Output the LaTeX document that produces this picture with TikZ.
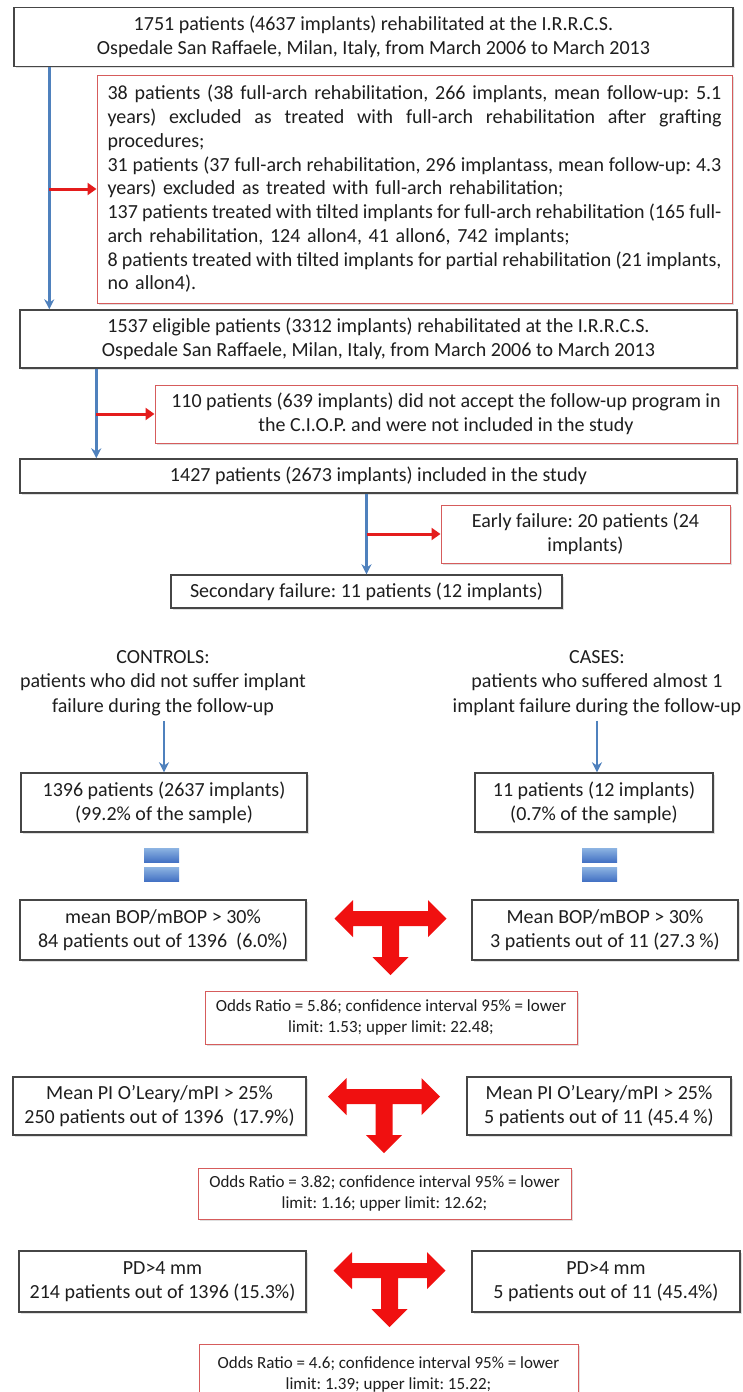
\documentclass[tikz,border=0pt]{standalone}
\usepackage{fontspec}
\setmainfont{Carlito}
\usetikzlibrary{arrows.meta,shadows,calc}
\definecolor{bluel}{RGB}{79,129,189}
\definecolor{redl}{RGB}{228,28,28}
\definecolor{redbox}{RGB}{214,92,92}
\definecolor{grayb}{RGB}{70,70,70}
\definecolor{tred}{RGB}{240,16,16}
\definecolor{eqtop}{RGB}{141,180,226}
\definecolor{eqbot}{RGB}{68,114,196}
\definecolor{txt}{RGB}{30,30,30}
\newcommand{\jline}[1]{\leavevmode\hbox to 614pt{\spaceskip=4.5pt plus 40pt minus 1.8pt\relax #1}}
\tikzset{
 box/.style={draw=grayb, line width=1.4pt, fill=white, inner sep=0pt, align=center, text=txt,
   font=\fontsize{20}{24}\selectfont\frenchspacing, drop shadow={opacity=0.25, shadow xshift=1.5pt, shadow yshift=-1.5pt}},
 rbox/.style={box, draw=redbox, line width=1pt},
 obox/.style={rbox, font=\fontsize{17}{21}\selectfont\frenchspacing},
 plain/.style={inner sep=0pt, align=center, text=txt, font=\fontsize{20}{24.5}\selectfont\frenchspacing},
 bluearrow/.style={draw=bluel, line width=2.4pt, -{Stealth[length=10pt,width=10pt]}},
 redarrow/.style={draw=redl, line width=3pt, -{Triangle[length=9pt,width=12pt]}},
 eqbar/.style={top color=eqtop, bottom color=eqbot, draw=none},
 tarrow/.pic={\fill[tred] (-56,0) -- (-37.5,-18.5) -- (-37.5,-7.5) -- (37.5,-7.5) -- (37.5,-18.5) -- (56,0)
   -- (37.5,18.5) -- (37.5,7.5) -- (8.5,7.5) -- (8.5,38.5) -- (18,38.5) -- (0,56.5) -- (-18,38.5)
   -- (-8.5,38.5) -- (-8.5,7.5) -- (-37.5,7.5) -- (-37.5,18.5) -- cycle;},
}
\begin{document}
\begin{tikzpicture}[x=1pt,y=-1pt]
\useasboundingbox (0,0) rectangle (743,1392);
\fill[white] (0,0) rectangle (743,1392);
\clip (0,0) rectangle (743,1392);

% top flow
\node[box, minimum width=719pt, minimum height=59pt] (top) at (373.5,37)
  {1751 patients (4637 implants) rehabilitated at the I.R.R.C.S.\\Ospedale San Raffaele, Milan, Italy, from March 2006 to March 2013};
\node[rbox, minimum width=635pt, minimum height=228pt, text width=614pt, align=left,
      font=\fontsize{20}{23.75}\selectfont\frenchspacing] (red1) at (414.5,189)
  {\jline{38 patients (38 full-arch rehabilitation, 266 implants, mean follow-up: 5.1}\\
   \jline{years) excluded as treated with full-arch rehabilitation after grafting}\\
   procedures;\\
   \jline{31 patients (37 full-arch rehabilitation, 296 implantass, mean follow-up: 4.3}\\
   years) excluded as treated with full-arch rehabilitation;\\
   \jline{137 patients treated with tilted implants for full-arch rehabilitation (165 full-}\\
   arch rehabilitation, 124 allon4, 41 allon6, 742 implants;\\
   \jline{8 patients treated with tilted implants for partial rehabilitation (21 implants,}\\
   no allon4).};
\node[box, minimum width=717pt, minimum height=58pt] (box2) at (378.5,339)
  {1537 eligible patients (3312 implants) rehabilitated at the I.R.R.C.S.\\Ospedale San Raffaele, Milan, Italy, from March 2006 to March 2013};
\node[rbox, minimum width=582pt, minimum height=58pt] (red2) at (446,414)
  {110 patients (639 implants) did not accept the follow-up program in\\the C.I.O.P. and were not included in the study};
\node[box, minimum width=717pt, minimum height=34pt] (box3) at (378.5,476)
  {1427 patients (2673 implants) included in the study};
\node[rbox, minimum width=289pt, minimum height=58pt] (early) at (585.5,534)
  {Early failure: 20 patients (24\\implants)};
\node[box, minimum width=391pt, minimum height=33pt] (sec) at (366.5,591.5)
  {Secondary failure: 11 patients (12 implants)};

\coordinate (l1) at ([xshift=36pt]top.south west);
\coordinate (l2) at ([xshift=77pt]box2.south west);
\coordinate (l3) at (box3.south -| sec.north);
\draw[bluearrow] (l1) -- (l1 |- box2.north);
\draw[redarrow] (l1 |- red1.west) -- (red1.west);
\draw[bluearrow] (l2) -- (l2 |- box3.north);
\draw[redarrow] (l2 |- red2.west) -- (red2.west);
\draw[bluearrow] (l3) -- (sec.north);
\draw[redarrow] (l3 |- early.west) -- (early.west);

% groups
\node[plain] (ctrl) at (163,683) {CONTROLS:\\patients who did not suffer implant\\failure during the follow-up};
\node[plain] (cases) at (597,683) {CASES:\\patients who suffered almost 1\\implant failure during the follow-up};
\node[box, minimum width=286pt, minimum height=59pt] (nctrl) at (164,802.5)
  {1396 patients (2637 implants)\\(99.2\% of the sample)};
\node[box, minimum width=238pt, minimum height=59pt] (ncase) at (594,802.5)
  {11 patients (12 implants)\\(0.7\% of the sample)};
\coordinate (ca) at (cases.south);
\draw[bluearrow, shorten <=5pt] (ctrl.south -| nctrl.north) -- (nctrl.north);
\draw[bluearrow, shorten <=5pt] (ca) -- (ca |- ncase.north);

% equal signs
\fill[eqbar] (144,848) rectangle (179,862);
\fill[eqbar] (144,867) rectangle (179,881);
\fill[eqbar] (582,848) rectangle (617,862);
\fill[eqbar] (582,867) rectangle (617,881);

% BOP
\node[box, minimum width=286pt, minimum height=60pt] (bopl) at (163,930)
  {mean BOP/mBOP > 30\%\\84 patients out of 1396\ \ (6.0\%)};
\node[box, minimum width=266pt, minimum height=60pt] (bopr) at (605,930)
  {Mean BOP/mBOP > 30\%\\3 patients out of 11 (27.3 \%)};
\pic at (390.5,918.5) {tarrow};
\node[obox, minimum width=372pt, minimum height=53pt] (or1) at (391,1017.5)
  {Odds Ratio = 5.86; confidence interval 95\% = lower\\limit: 1.53; upper limit: 22.48;};

% PI
\node[box, minimum width=293pt, minimum height=58pt] (pil) at (159.5,1106)
  {Mean PI O’Leary/mPI > 25\%\\250 patients out of 1396\ \ (17.9\%)};
\node[box, minimum width=264pt, minimum height=58pt] (pir) at (599,1106)
  {Mean PI O’Leary/mPI > 25\%\\5 patients out of 11 (45.4 \%)};
\pic at (384,1096.5) {tarrow};
\node[obox, minimum width=373pt, minimum height=51pt] (or2) at (384.5,1193.5)
  {Odds Ratio = 3.82; confidence interval 95\% = lower\\limit: 1.16; upper limit: 12.62;};

% PD
\node[box, minimum width=287pt, minimum height=61pt] (pdl) at (162.5,1281.5)
  {PD>4 mm\\214 patients out of 1396 (15.3\%)};
\node[box, minimum width=268pt, minimum height=61pt] (pdr) at (606,1281.5)
  {PD>4 mm\\5 patients out of 11 (45.4\%)};
\pic at (389.5,1270.5) {tarrow};
\node[obox, minimum width=379pt, minimum height=60pt] (or3) at (388.5,1374)
  {Odds Ratio = 4.6; confidence interval 95\% = lower\\limit: 1.39; upper limit: 15.22;};
\end{tikzpicture}
\end{document}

• • • •

### WHAT THE EXERCISE ASKS
Reproduce the material in its entirety and word for word, without the pictures.

### TASK SOLUTION
Output the LaTeX document that produces this picture with TikZ.
\documentclass[tikz,border=0pt]{standalone}
\usepackage{fontspec}
\setmainfont{Carlito}
\usetikzlibrary{arrows.meta,shadows,calc}
\definecolor{bluel}{RGB}{79,129,189}
\definecolor{redl}{RGB}{228,28,28}
\definecolor{redbox}{RGB}{214,92,92}
\definecolor{grayb}{RGB}{70,70,70}
\definecolor{tred}{RGB}{240,16,16}
\definecolor{eqtop}{RGB}{141,180,226}
\definecolor{eqbot}{RGB}{68,114,196}
\definecolor{txt}{RGB}{30,30,30}
\newcommand{\jline}[1]{\leavevmode\hbox to 614pt{\spaceskip=4.5pt plus 40pt minus 1.8pt\relax #1}}
\tikzset{
 box/.style={draw=grayb, line width=1.4pt, fill=white, inner sep=0pt, align=center, text=txt,
   font=\fontsize{20}{24}\selectfont\frenchspacing, drop shadow={opacity=0.25, shadow xshift=1.5pt, shadow yshift=-1.5pt}},
 rbox/.style={box, draw=redbox, line width=1pt},
 obox/.style={rbox, font=\fontsize{17}{21}\selectfont\frenchspacing},
 plain/.style={inner sep=0pt, align=center, text=txt, font=\fontsize{20}{24.5}\selectfont\frenchspacing},
 bluearrow/.style={draw=bluel, line width=2.4pt, -{Stealth[length=10pt,width=10pt]}},
 redarrow/.style={draw=redl, line width=3pt, -{Triangle[length=9pt,width=12pt]}},
 eqbar/.style={top color=eqtop, bottom color=eqbot, draw=none},
 tarrow/.pic={\fill[tred] (-56,0) -- (-37.5,-18.5) -- (-37.5,-7.5) -- (37.5,-7.5) -- (37.5,-18.5) -- (56,0)
   -- (37.5,18.5) -- (37.5,7.5) -- (8.5,7.5) -- (8.5,38.5) -- (18,38.5) -- (0,56.5) -- (-18,38.5)
   -- (-8.5,38.5) -- (-8.5,7.5) -- (-37.5,7.5) -- (-37.5,18.5) -- cycle;},
}
\begin{document}
\begin{tikzpicture}[x=1pt,y=-1pt]
\useasboundingbox (0,0) rectangle (743,1392);
\fill[white] (0,0) rectangle (743,1392);
\clip (0,0) rectangle (743,1392);

% top flow
\node[box, minimum width=719pt, minimum height=59pt] (top) at (373.5,37)
  {1751 patients (4637 implants) rehabilitated at the I.R.R.C.S.\\Ospedale San Raffaele, Milan, Italy, from March 2006 to March 2013};
\node[rbox, minimum width=635pt, minimum height=228pt, text width=614pt, align=left,
      font=\fontsize{20}{23.75}\selectfont\frenchspacing] (red1) at (414.5,189)
  {\jline{38 patients (38 full-arch rehabilitation, 266 implants, mean follow-up: 5.1}\\
   \jline{years) excluded as treated with full-arch rehabilitation after grafting}\\
   procedures;\\
   \jline{31 patients (37 full-arch rehabilitation, 296 implantass, mean follow-up: 4.3}\\
   years) excluded as treated with full-arch rehabilitation;\\
   \jline{137 patients treated with tilted implants for full-arch rehabilitation (165 full-}\\
   arch rehabilitation, 124 allon4, 41 allon6, 742 implants;\\
   \jline{8 patients treated with tilted implants for partial rehabilitation (21 implants,}\\
   no allon4).};
\node[box, minimum width=717pt, minimum height=58pt] (box2) at (378.5,339)
  {1537 eligible patients (3312 implants) rehabilitated at the I.R.R.C.S.\\Ospedale San Raffaele, Milan, Italy, from March 2006 to March 2013};
\node[rbox, minimum width=582pt, minimum height=58pt] (red2) at (446,414)
  {110 patients (639 implants) did not accept the follow-up program in\\the C.I.O.P. and were not included in the study};
\node[box, minimum width=717pt, minimum height=34pt] (box3) at (378.5,476)
  {1427 patients (2673 implants) included in the study};
\node[rbox, minimum width=289pt, minimum height=58pt] (early) at (585.5,534)
  {Early failure: 20 patients (24\\implants)};
\node[box, minimum width=391pt, minimum height=33pt] (sec) at (366.5,591.5)
  {Secondary failure: 11 patients (12 implants)};

\coordinate (l1) at ([xshift=36pt]top.south west);
\coordinate (l2) at ([xshift=77pt]box2.south west);
\coordinate (l3) at (box3.south -| sec.north);
\draw[bluearrow] (l1) -- (l1 |- box2.north);
\draw[redarrow] (l1 |- red1.west) -- (red1.west);
\draw[bluearrow] (l2) -- (l2 |- box3.north);
\draw[redarrow] (l2 |- red2.west) -- (red2.west);
\draw[bluearrow] (l3) -- (sec.north);
\draw[redarrow] (l3 |- early.west) -- (early.west);

% groups
\node[plain] (ctrl) at (163,683) {CONTROLS:\\patients who did not suffer implant\\failure during the follow-up};
\node[plain] (cases) at (597,683) {CASES:\\patients who suffered almost 1\\implant failure during the follow-up};
\node[box, minimum width=286pt, minimum height=59pt] (nctrl) at (164,802.5)
  {1396 patients (2637 implants)\\(99.2\% of the sample)};
\node[box, minimum width=238pt, minimum height=59pt] (ncase) at (594,802.5)
  {11 patients (12 implants)\\(0.7\% of the sample)};
\coordinate (ca) at (cases.south);
\draw[bluearrow, shorten <=5pt] (ctrl.south -| nctrl.north) -- (nctrl.north);
\draw[bluearrow, shorten <=5pt] (ca) -- (ca |- ncase.north);

% equal signs
\fill[eqbar] (144,848) rectangle (179,862);
\fill[eqbar] (144,867) rectangle (179,881);
\fill[eqbar] (582,848) rectangle (617,862);
\fill[eqbar] (582,867) rectangle (617,881);

% BOP
\node[box, minimum width=286pt, minimum height=60pt] (bopl) at (163,930)
  {mean BOP/mBOP > 30\%\\84 patients out of 1396\ \ (6.0\%)};
\node[box, minimum width=266pt, minimum height=60pt] (bopr) at (605,930)
  {Mean BOP/mBOP > 30\%\\3 patients out of 11 (27.3 \%)};
\pic at (390.5,918.5) {tarrow};
\node[obox, minimum width=372pt, minimum height=53pt] (or1) at (391,1017.5)
  {Odds Ratio = 5.86; confidence interval 95\% = lower\\limit: 1.53; upper limit: 22.48;};

% PI
\node[box, minimum width=293pt, minimum height=58pt] (pil) at (159.5,1106)
  {Mean PI O’Leary/mPI > 25\%\\250 patients out of 1396\ \ (17.9\%)};
\node[box, minimum width=264pt, minimum height=58pt] (pir) at (599,1106)
  {Mean PI O’Leary/mPI > 25\%\\5 patients out of 11 (45.4 \%)};
\pic at (384,1096.5) {tarrow};
\node[obox, minimum width=373pt, minimum height=51pt] (or2) at (384.5,1193.5)
  {Odds Ratio = 3.82; confidence interval 95\% = lower\\limit: 1.16; upper limit: 12.62;};

% PD
\node[box, minimum width=287pt, minimum height=61pt] (pdl) at (162.5,1281.5)
  {PD>4 mm\\214 patients out of 1396 (15.3\%)};
\node[box, minimum width=268pt, minimum height=61pt] (pdr) at (606,1281.5)
  {PD>4 mm\\5 patients out of 11 (45.4\%)};
\pic at (389.5,1270.5) {tarrow};
\node[obox, minimum width=379pt, minimum height=60pt] (or3) at (388.5,1374)
  {Odds Ratio = 4.6; confidence interval 95\% = lower\\limit: 1.39; upper limit: 15.22;};
\end{tikzpicture}
\end{document}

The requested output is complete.